§ DIRECTION: Please say how many lines of the listing hold "matplotlib", with no other words in the answer.

§ PROVIDED DATA:
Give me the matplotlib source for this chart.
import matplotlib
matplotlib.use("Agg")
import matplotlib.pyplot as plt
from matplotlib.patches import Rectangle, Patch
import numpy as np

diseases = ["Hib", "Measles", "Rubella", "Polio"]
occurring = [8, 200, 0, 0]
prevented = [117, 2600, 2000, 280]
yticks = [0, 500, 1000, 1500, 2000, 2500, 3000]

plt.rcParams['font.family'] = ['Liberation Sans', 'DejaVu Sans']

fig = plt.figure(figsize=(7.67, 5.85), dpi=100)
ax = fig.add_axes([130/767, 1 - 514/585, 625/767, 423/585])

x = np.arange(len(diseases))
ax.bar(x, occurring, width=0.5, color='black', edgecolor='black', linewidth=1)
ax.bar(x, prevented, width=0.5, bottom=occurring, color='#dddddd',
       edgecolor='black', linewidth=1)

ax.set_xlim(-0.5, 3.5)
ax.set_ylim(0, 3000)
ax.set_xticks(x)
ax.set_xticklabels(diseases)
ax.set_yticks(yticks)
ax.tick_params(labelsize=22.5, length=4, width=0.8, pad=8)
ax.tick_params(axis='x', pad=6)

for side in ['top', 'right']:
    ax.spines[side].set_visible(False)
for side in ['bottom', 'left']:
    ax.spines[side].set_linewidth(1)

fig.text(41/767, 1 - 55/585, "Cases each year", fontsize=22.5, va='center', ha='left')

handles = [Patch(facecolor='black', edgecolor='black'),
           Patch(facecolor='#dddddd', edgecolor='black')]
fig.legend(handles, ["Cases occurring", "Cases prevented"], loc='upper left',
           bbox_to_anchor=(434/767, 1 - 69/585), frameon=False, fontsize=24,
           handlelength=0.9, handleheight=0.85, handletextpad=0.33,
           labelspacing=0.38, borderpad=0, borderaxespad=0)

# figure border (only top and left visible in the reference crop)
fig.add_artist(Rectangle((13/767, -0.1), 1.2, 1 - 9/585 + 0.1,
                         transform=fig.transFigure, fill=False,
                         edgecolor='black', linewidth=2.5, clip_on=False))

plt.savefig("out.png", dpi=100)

§ SOLUTION BELOW: 5